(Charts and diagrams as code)
▼

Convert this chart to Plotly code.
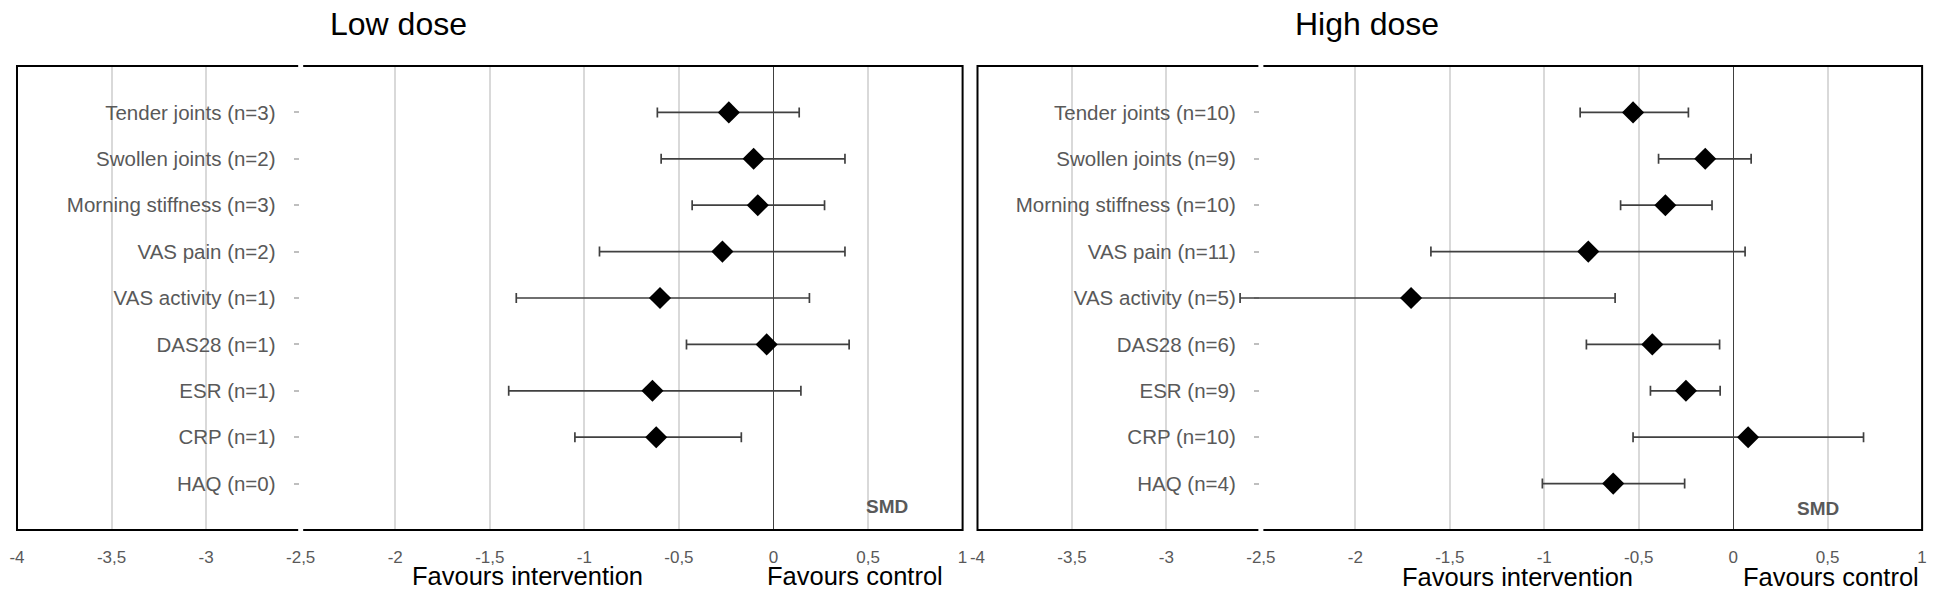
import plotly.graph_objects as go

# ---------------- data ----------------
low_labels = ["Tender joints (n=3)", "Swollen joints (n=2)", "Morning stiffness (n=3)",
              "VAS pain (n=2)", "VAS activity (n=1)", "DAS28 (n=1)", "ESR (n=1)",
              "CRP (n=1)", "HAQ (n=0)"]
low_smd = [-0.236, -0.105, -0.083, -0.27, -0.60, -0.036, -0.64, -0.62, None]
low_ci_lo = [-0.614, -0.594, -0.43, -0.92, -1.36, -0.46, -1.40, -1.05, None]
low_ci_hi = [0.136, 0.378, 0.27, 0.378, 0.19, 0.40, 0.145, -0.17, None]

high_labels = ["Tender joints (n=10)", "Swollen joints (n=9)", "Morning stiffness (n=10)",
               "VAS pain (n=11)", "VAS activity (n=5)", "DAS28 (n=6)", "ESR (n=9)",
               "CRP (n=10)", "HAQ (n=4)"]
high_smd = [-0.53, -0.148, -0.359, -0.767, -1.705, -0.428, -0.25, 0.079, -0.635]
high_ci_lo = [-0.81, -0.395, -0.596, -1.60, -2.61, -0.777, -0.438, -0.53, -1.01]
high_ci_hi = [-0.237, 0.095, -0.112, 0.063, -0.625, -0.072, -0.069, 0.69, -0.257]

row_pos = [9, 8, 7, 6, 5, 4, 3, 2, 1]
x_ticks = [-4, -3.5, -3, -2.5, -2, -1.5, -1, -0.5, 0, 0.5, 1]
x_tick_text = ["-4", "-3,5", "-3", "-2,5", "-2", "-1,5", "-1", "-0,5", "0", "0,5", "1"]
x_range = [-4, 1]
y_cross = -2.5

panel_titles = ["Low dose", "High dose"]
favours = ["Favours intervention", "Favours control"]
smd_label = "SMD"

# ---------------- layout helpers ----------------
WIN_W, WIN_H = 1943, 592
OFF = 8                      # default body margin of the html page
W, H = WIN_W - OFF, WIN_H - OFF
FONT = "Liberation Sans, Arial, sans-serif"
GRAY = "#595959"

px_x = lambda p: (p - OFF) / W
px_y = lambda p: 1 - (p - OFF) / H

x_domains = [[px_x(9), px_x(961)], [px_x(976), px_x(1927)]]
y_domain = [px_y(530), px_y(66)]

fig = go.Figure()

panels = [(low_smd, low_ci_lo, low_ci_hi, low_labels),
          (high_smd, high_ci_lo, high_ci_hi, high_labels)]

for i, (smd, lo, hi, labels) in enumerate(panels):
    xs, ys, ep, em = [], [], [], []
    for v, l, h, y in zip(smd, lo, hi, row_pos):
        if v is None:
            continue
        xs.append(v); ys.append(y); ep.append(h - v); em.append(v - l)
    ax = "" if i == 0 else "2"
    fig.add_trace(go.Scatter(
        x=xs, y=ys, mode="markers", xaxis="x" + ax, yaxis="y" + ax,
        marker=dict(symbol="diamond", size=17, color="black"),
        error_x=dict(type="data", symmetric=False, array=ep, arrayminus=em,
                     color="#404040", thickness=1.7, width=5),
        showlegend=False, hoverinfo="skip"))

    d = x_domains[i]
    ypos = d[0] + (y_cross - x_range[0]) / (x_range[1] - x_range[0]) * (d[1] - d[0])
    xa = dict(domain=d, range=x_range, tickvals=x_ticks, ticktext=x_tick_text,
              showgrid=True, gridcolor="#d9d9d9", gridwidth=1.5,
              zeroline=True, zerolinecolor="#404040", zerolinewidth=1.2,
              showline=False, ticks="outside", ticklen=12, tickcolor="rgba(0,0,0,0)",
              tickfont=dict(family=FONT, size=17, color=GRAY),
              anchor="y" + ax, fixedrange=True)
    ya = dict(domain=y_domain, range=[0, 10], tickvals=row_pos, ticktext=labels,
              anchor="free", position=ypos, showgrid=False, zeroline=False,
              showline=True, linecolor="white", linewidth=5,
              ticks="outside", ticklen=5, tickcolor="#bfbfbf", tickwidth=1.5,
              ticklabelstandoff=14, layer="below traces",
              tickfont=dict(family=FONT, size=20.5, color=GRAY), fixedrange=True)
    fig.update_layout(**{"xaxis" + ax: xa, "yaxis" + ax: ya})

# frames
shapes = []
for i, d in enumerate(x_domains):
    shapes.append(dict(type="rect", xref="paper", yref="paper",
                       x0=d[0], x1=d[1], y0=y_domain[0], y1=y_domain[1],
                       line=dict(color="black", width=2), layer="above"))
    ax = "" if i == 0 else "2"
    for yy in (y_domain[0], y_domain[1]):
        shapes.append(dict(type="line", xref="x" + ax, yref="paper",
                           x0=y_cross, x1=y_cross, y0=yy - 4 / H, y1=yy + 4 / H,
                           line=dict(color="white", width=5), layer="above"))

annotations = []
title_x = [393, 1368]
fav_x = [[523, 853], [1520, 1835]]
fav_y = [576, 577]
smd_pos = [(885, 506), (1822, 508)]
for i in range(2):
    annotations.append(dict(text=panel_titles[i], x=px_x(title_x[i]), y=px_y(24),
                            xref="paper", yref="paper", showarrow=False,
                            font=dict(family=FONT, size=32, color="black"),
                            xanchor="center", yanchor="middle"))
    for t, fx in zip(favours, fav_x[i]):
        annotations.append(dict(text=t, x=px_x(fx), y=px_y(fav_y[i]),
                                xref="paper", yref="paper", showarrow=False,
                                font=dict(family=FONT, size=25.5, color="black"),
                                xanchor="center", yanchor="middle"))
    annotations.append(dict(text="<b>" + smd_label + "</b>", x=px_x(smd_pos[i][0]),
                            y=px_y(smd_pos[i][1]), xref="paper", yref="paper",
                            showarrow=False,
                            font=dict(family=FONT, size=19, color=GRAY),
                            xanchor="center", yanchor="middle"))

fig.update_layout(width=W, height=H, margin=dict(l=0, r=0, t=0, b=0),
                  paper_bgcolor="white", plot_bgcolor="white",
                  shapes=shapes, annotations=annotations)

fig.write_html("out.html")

▲
▼

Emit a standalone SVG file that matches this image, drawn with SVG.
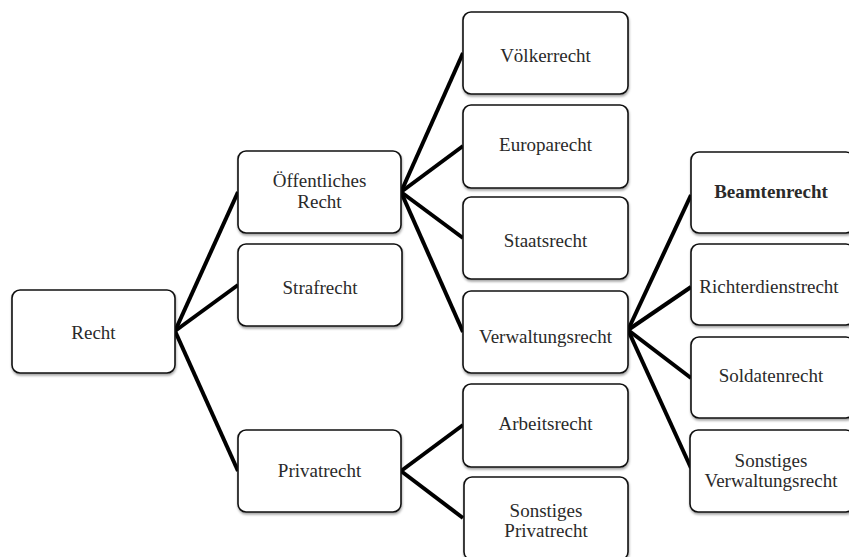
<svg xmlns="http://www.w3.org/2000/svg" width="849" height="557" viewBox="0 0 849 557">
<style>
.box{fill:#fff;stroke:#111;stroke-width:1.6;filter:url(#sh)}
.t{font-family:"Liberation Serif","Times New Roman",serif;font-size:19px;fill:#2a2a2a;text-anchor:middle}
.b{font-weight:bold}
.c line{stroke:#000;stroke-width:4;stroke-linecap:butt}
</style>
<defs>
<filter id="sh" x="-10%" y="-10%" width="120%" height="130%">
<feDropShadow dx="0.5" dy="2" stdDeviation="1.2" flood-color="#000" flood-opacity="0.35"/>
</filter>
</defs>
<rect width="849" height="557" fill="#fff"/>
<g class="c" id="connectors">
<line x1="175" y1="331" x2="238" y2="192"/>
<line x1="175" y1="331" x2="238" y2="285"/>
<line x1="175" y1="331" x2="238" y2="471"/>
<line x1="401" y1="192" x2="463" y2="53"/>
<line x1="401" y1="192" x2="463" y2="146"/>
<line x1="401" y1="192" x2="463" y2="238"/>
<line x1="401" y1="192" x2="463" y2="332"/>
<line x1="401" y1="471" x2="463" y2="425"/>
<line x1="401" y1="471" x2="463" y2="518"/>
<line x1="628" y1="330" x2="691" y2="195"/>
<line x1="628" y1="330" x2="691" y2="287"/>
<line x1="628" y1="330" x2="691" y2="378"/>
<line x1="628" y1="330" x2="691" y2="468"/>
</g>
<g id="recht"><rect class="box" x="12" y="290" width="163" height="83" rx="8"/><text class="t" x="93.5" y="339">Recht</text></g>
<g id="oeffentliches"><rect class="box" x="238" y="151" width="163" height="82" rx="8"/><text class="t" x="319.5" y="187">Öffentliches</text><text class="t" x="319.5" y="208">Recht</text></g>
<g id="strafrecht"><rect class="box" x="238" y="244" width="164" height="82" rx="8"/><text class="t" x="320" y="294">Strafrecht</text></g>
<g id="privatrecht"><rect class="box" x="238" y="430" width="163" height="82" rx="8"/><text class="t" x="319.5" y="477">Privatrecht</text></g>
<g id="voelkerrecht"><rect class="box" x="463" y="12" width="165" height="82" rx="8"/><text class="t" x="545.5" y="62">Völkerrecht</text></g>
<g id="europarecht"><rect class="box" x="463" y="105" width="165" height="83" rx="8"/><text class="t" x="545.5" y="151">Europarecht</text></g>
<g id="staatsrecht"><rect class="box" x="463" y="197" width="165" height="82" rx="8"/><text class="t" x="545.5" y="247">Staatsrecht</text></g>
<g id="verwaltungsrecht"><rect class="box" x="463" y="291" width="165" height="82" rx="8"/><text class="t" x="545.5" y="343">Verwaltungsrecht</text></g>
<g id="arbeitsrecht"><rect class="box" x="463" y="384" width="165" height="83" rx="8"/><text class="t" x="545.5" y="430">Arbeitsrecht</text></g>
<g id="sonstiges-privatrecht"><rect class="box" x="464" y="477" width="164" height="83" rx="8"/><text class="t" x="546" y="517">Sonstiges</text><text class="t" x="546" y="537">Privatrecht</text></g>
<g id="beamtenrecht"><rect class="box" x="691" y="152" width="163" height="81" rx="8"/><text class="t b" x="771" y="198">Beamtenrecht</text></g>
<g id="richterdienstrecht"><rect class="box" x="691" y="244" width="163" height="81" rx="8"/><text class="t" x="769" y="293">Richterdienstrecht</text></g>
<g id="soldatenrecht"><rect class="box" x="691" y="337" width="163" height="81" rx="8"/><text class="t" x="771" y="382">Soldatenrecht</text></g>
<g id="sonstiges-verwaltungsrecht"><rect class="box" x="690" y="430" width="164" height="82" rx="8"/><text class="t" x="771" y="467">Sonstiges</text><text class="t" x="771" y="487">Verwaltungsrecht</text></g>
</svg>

▲
▼

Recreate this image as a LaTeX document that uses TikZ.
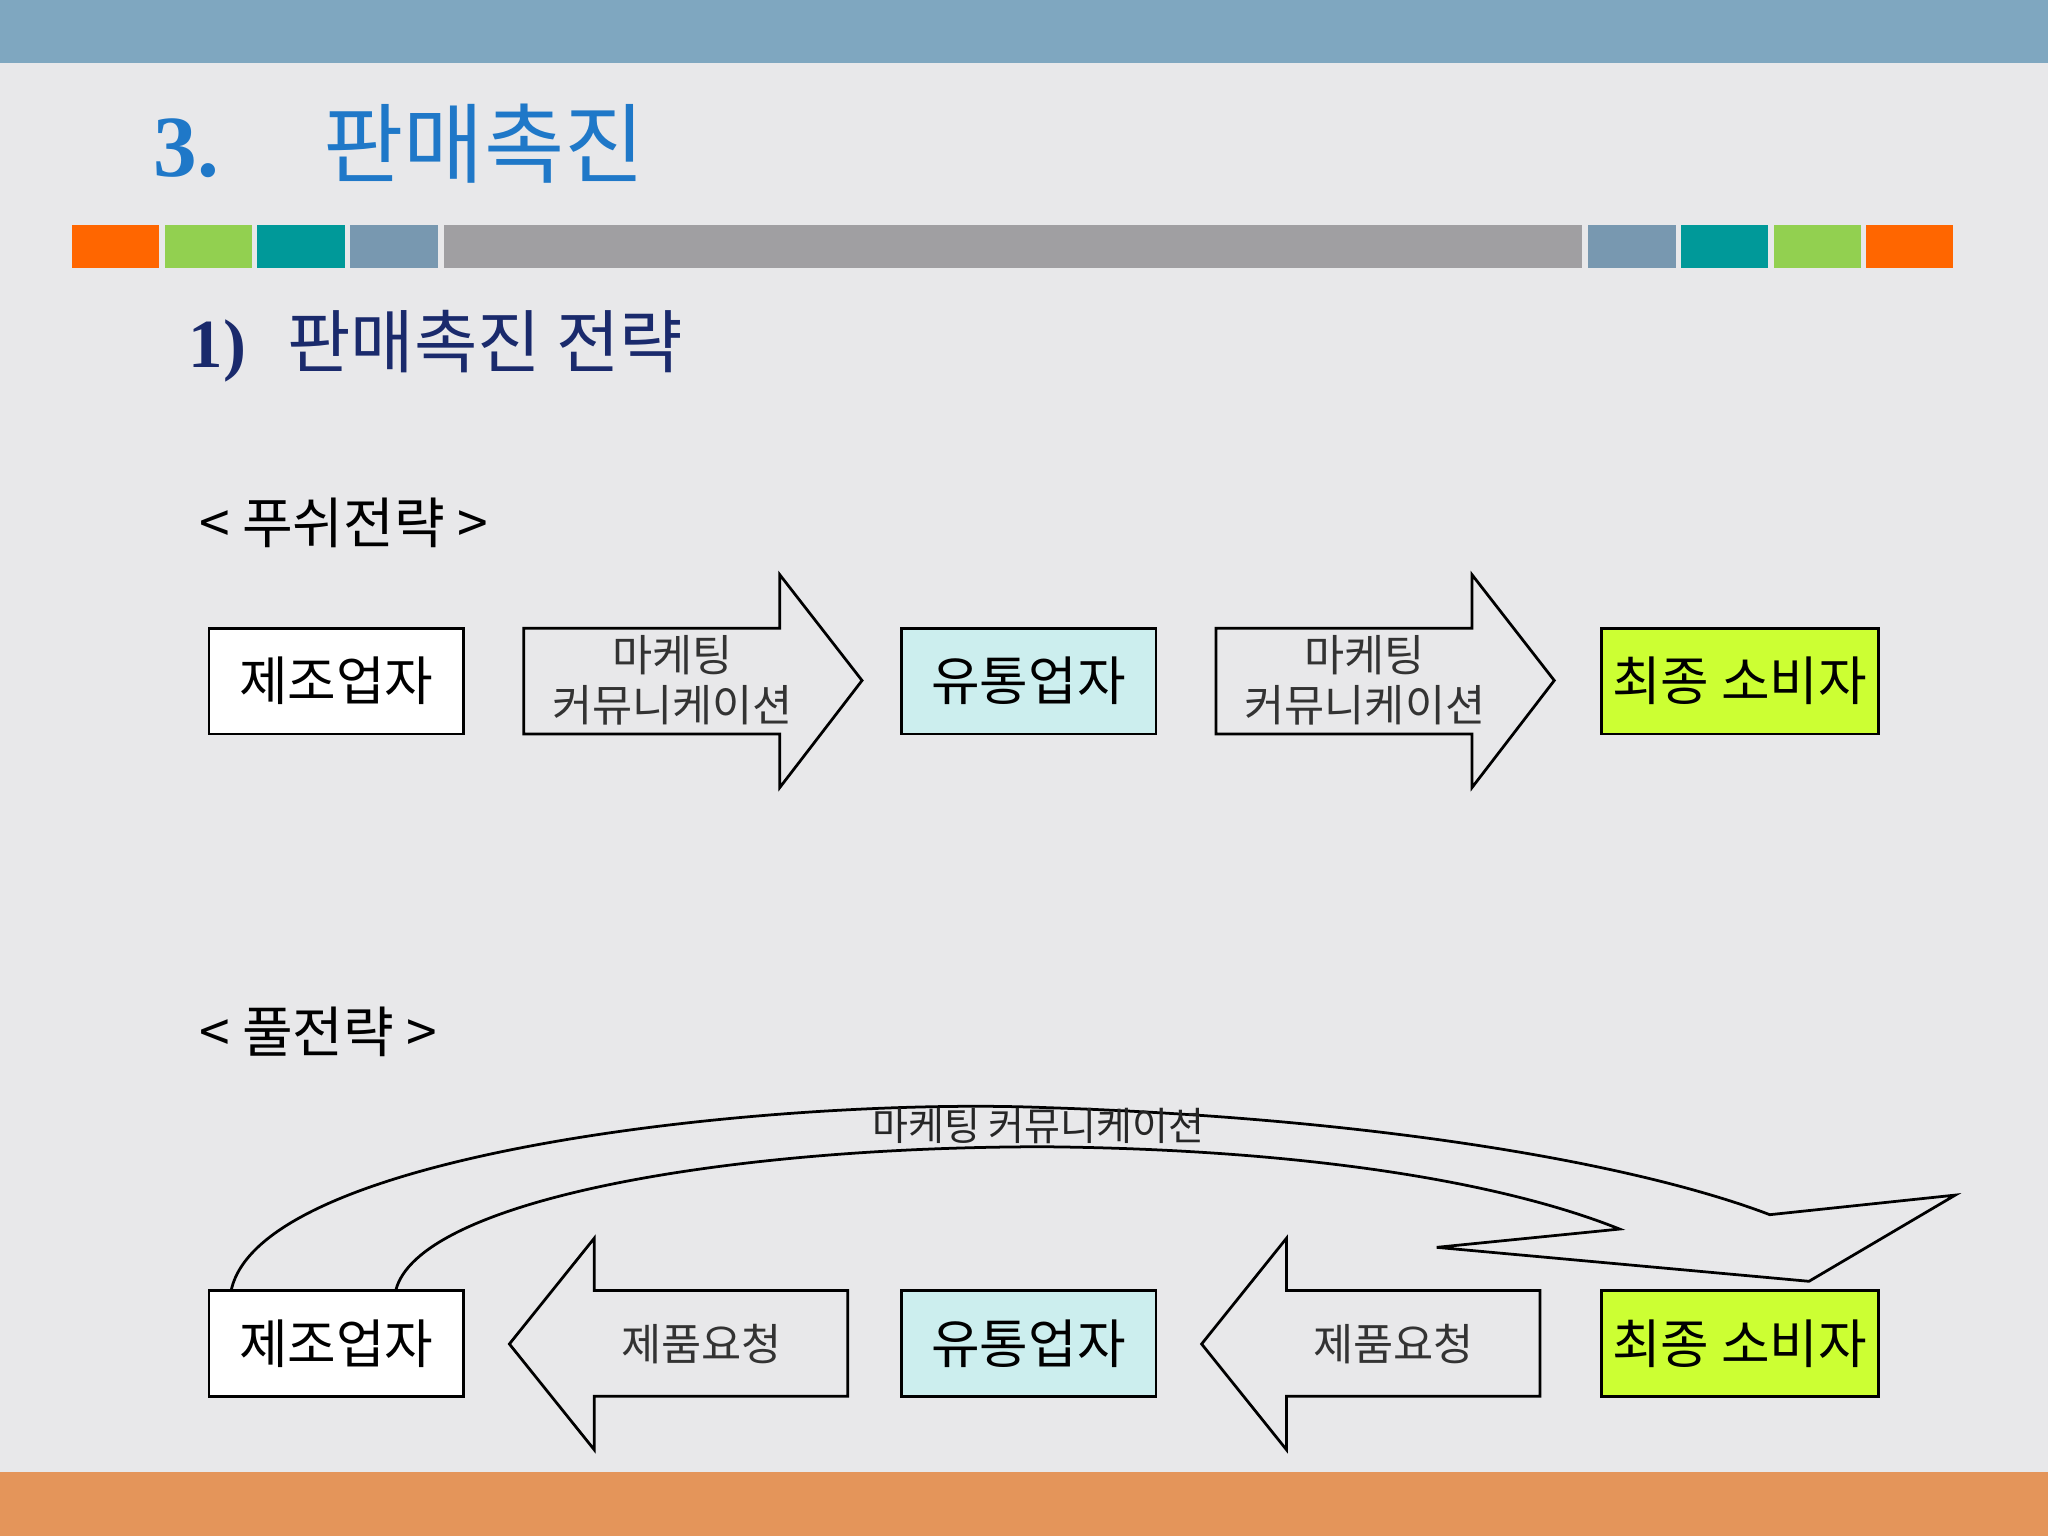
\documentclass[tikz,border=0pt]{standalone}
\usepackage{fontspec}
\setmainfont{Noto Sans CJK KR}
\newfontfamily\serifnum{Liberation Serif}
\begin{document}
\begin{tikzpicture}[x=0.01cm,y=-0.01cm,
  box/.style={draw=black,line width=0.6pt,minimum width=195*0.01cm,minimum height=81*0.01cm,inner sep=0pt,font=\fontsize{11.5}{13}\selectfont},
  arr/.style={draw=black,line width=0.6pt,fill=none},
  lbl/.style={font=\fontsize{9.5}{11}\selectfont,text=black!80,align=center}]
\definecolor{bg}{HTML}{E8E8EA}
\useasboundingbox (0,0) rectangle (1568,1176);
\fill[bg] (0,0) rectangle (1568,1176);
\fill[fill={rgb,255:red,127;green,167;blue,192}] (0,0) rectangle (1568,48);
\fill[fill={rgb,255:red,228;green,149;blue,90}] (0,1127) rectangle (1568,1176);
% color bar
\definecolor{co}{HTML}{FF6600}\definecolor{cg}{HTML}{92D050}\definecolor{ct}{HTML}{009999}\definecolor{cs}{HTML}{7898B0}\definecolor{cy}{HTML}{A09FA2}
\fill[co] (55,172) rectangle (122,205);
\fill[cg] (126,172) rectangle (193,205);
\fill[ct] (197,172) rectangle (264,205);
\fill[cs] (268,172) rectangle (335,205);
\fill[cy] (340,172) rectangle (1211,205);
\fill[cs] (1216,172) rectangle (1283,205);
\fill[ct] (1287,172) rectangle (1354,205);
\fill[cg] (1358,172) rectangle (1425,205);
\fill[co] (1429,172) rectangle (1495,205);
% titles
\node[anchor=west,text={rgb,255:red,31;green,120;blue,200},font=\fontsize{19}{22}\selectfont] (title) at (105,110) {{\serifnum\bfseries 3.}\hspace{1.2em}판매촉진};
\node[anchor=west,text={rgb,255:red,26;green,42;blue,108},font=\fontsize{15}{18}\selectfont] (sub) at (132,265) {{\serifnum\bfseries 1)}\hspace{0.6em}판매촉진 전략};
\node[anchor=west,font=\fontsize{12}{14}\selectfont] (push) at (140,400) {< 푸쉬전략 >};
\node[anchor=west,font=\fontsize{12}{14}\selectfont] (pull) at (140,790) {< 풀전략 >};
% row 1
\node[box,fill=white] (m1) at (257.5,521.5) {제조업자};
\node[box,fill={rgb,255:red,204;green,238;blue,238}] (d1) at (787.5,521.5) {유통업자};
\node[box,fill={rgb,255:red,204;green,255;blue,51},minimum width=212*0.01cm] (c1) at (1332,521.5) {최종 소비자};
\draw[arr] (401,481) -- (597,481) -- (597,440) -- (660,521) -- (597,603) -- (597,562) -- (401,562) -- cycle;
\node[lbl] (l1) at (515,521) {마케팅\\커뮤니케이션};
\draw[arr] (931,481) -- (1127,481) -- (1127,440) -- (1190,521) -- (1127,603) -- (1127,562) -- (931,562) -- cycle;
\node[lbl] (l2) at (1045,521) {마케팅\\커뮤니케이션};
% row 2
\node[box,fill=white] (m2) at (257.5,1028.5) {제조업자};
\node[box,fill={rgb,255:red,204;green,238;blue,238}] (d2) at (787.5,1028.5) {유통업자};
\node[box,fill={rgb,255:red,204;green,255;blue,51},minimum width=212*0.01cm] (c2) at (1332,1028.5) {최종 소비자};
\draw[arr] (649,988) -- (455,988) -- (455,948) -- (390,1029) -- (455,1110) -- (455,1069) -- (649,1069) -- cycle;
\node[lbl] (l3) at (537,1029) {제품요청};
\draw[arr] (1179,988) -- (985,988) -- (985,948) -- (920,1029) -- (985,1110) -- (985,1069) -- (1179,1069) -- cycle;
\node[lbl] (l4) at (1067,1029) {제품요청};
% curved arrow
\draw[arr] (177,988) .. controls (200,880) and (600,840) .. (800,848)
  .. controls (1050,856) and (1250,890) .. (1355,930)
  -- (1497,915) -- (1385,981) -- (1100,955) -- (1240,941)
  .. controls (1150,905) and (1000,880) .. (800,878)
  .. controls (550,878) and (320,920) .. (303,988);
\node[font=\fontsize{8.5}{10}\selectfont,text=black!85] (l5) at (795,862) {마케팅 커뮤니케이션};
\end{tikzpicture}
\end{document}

▲

* _Written instruction_
Give the lines above again exactly, from the one containing "Convert this chart to Plotly code." to the one containing "import plotly.graph_objects as go", both included, but leave out the pictures.

* _Task solution_
Convert this chart to Plotly code.
import plotly.graph_objects as go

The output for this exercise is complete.